La presenza dei 36 atleti rifugiati sulle piste e negli stadi di Parigi non rappresenta solo un traguardo simbolico. Se a Rio 2016 e a Tokyo 2020 la squadra si è accontentata di partecipare, senza la speranza di salire sul podio, oggi potrebbe essere diverso: «All’inizio eravamo lì per inviare un messaggio – ha dichiarato il mezzofondista sud sudanese Yiech Pur Biel, che faceva parte della prima delegazione ed è poi diventato membro del Cio -. Questa volta punteremo alla medaglia. Cambieremo livello».
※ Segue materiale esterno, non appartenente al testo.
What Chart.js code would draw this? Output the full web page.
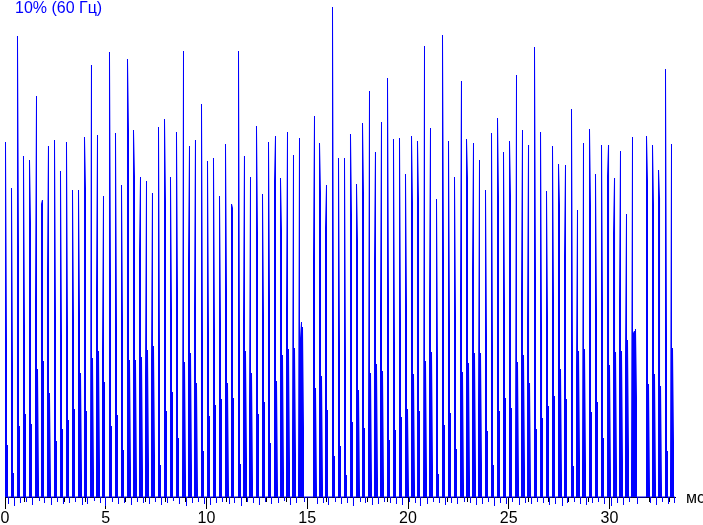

Tra le atlete più promettenti c’è la pugile Cindy Ngamba, originaria del Camerun ma arrivata in Gran Bretagna da adolescente. Ventisei anni, ha collezionato tre titoli al campionato britannico e oggi è la prima atleta rifugiata a partecipare al torneo di boxe delle Olimpiadi. Una tipa tosta, come tante sue compagne. E come la capo delegazione della squadra, la ciclista afghana Masomah Ali Zada, che nonostante la disapprovazione delle fasce più conservatrici della società – e con l’ostacolo aggiuntivo di appartenere alla minoranza discriminata degli hazara – ha iniziato a pedalare con un gruppo di altre giovani donne riuscendo a unirsi alla nazionale di ciclismo. Nel 2016, la pressione nel Paese è diventata troppo forte e Masomah ha chiesto asilo in Francia. Ora studia ingegneria civile a Lille. Ai 36 atleti della delegazione ha detto: «Con tutte le sfide che avete affrontato, ora avete la possibilità di ispirare una nuova generazione, di rappresentare qualcosa più grande di voi e di mostrare al mondo di che cosa sono capaci i rifugiati».